● **Exercise brief**:
Using the records below, copy exactly the part that opens with the line holding "Write the Plotly.js code for this chart." and closes with the line holding "const slideNumber = '10';", minus the pictures.
──────── Provided entries
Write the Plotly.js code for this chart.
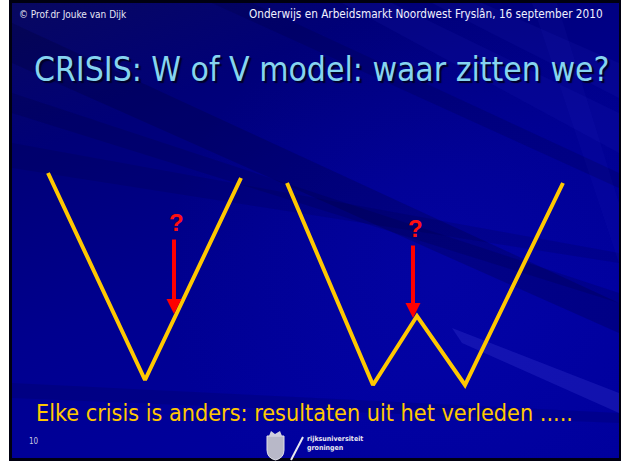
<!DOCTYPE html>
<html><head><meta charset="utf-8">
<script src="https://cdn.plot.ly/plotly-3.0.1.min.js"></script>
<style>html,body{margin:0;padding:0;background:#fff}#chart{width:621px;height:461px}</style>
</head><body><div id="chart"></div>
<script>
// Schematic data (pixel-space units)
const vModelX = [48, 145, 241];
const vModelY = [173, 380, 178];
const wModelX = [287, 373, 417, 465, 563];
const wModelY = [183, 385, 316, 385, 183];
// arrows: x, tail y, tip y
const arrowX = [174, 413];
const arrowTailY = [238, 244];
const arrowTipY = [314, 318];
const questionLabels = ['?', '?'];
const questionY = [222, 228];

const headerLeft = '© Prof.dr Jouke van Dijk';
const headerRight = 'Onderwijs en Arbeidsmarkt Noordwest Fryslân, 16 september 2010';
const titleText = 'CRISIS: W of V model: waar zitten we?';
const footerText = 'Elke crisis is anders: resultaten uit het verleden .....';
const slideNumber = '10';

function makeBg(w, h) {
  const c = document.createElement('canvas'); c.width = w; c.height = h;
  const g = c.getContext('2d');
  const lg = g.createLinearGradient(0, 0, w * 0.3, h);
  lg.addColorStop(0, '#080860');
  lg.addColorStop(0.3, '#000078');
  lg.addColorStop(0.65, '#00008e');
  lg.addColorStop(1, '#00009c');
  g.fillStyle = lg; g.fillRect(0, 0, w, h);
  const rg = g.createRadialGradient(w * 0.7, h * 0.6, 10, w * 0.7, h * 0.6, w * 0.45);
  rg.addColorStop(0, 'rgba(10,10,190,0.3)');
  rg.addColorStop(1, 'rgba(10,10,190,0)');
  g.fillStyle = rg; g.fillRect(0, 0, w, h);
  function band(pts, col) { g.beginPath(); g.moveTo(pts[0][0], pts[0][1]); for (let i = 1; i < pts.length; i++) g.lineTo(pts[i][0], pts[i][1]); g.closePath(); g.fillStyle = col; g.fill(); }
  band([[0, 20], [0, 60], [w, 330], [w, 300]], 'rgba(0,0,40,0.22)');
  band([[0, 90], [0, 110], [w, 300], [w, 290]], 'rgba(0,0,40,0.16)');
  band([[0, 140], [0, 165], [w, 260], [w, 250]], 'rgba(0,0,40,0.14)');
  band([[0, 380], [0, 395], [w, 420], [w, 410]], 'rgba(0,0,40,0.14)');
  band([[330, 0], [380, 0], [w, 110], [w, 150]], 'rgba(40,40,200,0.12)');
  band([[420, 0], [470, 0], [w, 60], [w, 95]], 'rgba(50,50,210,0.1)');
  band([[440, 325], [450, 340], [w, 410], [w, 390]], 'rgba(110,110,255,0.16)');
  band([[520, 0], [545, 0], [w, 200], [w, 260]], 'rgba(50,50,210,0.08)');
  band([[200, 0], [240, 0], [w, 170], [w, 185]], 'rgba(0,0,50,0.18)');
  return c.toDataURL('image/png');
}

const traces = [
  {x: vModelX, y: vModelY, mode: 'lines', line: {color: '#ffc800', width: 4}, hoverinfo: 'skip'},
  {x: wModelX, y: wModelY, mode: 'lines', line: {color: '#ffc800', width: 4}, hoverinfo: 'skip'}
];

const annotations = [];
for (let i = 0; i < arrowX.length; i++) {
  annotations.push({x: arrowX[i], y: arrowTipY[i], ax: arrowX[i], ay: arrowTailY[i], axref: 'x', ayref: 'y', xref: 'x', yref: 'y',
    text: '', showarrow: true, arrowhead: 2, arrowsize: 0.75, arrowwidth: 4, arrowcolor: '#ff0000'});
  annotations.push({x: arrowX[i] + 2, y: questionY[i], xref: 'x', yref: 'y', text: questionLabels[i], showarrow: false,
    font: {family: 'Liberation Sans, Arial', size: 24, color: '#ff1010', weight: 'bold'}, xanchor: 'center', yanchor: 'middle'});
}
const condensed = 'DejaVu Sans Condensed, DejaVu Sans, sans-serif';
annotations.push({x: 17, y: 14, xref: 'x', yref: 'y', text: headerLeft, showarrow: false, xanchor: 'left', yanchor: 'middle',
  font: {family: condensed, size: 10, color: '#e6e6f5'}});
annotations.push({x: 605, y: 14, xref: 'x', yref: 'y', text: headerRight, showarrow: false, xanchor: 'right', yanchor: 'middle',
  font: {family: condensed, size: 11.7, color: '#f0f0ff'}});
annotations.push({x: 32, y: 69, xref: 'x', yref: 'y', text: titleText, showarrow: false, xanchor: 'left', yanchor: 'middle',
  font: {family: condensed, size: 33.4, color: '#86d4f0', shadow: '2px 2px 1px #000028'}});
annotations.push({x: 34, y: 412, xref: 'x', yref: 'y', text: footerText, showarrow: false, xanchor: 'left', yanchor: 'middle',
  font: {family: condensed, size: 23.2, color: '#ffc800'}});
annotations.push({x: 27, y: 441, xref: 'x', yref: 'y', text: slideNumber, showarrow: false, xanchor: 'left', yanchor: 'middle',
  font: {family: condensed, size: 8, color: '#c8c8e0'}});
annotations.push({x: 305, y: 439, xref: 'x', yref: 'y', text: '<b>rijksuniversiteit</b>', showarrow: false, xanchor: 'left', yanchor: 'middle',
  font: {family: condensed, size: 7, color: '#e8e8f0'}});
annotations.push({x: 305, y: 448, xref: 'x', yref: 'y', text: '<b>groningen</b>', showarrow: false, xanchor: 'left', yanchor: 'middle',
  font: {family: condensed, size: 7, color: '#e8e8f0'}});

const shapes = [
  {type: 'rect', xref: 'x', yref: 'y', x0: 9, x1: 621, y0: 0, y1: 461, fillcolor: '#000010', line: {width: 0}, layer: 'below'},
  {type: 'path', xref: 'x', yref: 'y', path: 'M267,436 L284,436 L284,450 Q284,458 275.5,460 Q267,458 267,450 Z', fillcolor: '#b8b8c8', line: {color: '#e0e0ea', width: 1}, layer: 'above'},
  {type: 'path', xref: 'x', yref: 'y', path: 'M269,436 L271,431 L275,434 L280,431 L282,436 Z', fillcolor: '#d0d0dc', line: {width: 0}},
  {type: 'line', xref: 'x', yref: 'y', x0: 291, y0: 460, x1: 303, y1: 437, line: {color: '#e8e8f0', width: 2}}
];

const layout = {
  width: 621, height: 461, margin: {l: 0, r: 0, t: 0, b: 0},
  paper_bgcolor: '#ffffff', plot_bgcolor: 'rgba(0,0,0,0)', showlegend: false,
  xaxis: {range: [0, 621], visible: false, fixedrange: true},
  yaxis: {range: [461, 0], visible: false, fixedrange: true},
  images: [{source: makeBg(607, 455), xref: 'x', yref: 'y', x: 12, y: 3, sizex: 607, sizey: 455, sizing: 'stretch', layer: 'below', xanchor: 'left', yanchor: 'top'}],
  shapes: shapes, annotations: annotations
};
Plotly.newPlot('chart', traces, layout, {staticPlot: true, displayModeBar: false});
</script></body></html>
────────────────
──────── Provided entries
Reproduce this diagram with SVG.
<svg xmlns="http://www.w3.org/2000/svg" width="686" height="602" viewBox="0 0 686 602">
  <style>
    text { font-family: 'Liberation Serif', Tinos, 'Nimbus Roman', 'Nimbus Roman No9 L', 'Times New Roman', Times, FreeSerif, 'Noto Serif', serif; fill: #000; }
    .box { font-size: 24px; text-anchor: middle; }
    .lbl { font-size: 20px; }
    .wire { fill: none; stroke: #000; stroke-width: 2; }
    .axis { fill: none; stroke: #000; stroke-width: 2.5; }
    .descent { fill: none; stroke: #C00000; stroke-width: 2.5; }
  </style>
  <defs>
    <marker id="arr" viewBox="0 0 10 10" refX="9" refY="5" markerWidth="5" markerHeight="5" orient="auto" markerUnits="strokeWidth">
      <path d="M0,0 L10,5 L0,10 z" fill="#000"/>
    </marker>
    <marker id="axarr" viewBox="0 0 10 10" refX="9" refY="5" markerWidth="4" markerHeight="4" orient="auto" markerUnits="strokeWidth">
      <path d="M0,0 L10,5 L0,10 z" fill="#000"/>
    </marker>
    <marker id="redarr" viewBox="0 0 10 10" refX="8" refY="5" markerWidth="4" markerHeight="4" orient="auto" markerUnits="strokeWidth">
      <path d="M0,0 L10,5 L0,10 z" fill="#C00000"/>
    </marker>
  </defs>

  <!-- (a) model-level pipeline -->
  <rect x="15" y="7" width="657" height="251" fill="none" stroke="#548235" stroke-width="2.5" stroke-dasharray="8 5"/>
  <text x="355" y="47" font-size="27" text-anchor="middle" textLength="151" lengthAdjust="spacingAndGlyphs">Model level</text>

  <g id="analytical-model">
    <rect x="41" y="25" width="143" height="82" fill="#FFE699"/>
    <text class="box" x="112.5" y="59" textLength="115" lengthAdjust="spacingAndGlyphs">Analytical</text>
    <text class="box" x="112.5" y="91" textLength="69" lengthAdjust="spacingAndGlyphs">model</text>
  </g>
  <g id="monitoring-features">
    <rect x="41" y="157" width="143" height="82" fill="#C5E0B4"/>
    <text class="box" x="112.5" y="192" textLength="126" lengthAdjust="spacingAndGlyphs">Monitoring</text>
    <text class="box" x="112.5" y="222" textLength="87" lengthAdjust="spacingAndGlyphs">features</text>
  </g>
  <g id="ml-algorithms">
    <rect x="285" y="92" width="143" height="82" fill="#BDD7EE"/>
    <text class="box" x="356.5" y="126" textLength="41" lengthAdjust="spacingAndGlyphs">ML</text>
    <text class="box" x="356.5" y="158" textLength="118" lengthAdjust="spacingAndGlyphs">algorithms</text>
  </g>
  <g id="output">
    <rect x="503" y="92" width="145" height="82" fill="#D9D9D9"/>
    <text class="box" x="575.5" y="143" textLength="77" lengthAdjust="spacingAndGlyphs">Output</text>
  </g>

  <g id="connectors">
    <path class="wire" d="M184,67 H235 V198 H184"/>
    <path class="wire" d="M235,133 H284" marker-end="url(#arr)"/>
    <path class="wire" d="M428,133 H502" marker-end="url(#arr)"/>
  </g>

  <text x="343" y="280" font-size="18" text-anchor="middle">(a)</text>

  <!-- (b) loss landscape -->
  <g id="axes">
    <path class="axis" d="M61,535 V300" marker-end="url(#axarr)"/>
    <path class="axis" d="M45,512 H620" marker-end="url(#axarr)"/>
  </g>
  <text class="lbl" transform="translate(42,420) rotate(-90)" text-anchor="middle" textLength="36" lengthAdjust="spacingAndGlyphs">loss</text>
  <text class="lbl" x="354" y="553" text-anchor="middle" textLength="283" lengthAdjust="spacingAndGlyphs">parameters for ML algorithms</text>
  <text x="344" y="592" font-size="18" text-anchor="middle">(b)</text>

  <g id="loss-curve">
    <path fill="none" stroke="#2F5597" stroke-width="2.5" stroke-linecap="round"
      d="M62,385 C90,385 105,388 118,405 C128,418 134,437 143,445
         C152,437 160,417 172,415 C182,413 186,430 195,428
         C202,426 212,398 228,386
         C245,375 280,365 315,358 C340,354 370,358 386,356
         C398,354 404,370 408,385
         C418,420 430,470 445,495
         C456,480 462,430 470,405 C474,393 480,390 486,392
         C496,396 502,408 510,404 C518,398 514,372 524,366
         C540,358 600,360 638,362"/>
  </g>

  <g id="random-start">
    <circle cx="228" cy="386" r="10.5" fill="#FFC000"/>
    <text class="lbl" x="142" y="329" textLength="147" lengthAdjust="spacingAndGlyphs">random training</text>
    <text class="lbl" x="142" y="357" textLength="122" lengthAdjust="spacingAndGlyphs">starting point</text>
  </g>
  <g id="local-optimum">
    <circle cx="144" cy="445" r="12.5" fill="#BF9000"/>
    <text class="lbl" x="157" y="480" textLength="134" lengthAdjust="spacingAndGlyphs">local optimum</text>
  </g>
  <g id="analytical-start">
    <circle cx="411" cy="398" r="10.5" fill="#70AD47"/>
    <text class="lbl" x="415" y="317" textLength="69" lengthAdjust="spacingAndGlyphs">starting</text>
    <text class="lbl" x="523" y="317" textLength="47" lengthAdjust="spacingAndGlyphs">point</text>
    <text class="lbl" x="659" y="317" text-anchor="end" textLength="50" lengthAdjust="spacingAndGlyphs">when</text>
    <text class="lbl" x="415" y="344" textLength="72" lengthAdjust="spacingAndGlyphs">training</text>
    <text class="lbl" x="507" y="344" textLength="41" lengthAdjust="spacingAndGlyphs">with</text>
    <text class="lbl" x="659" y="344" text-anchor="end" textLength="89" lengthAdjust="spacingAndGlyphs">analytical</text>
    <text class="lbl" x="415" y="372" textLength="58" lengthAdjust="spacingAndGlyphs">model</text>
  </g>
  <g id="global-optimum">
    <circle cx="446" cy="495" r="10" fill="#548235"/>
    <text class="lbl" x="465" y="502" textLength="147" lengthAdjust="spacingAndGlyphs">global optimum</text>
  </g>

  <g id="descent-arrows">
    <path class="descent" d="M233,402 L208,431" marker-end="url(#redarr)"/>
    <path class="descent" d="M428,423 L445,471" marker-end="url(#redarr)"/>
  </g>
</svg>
────────────────
● **Response to the exercise**:
Write the Plotly.js code for this chart.
<!DOCTYPE html>
<html><head><meta charset="utf-8">
<script src="https://cdn.plot.ly/plotly-3.0.1.min.js"></script>
<style>html,body{margin:0;padding:0;background:#fff}#chart{width:621px;height:461px}</style>
</head><body><div id="chart"></div>
<script>
// Schematic data (pixel-space units)
const vModelX = [48, 145, 241];
const vModelY = [173, 380, 178];
const wModelX = [287, 373, 417, 465, 563];
const wModelY = [183, 385, 316, 385, 183];
// arrows: x, tail y, tip y
const arrowX = [174, 413];
const arrowTailY = [238, 244];
const arrowTipY = [314, 318];
const questionLabels = ['?', '?'];
const questionY = [222, 228];

const headerLeft = '© Prof.dr Jouke van Dijk';
const headerRight = 'Onderwijs en Arbeidsmarkt Noordwest Fryslân, 16 september 2010';
const titleText = 'CRISIS: W of V model: waar zitten we?';
const footerText = 'Elke crisis is anders: resultaten uit het verleden .....';
const slideNumber = '10';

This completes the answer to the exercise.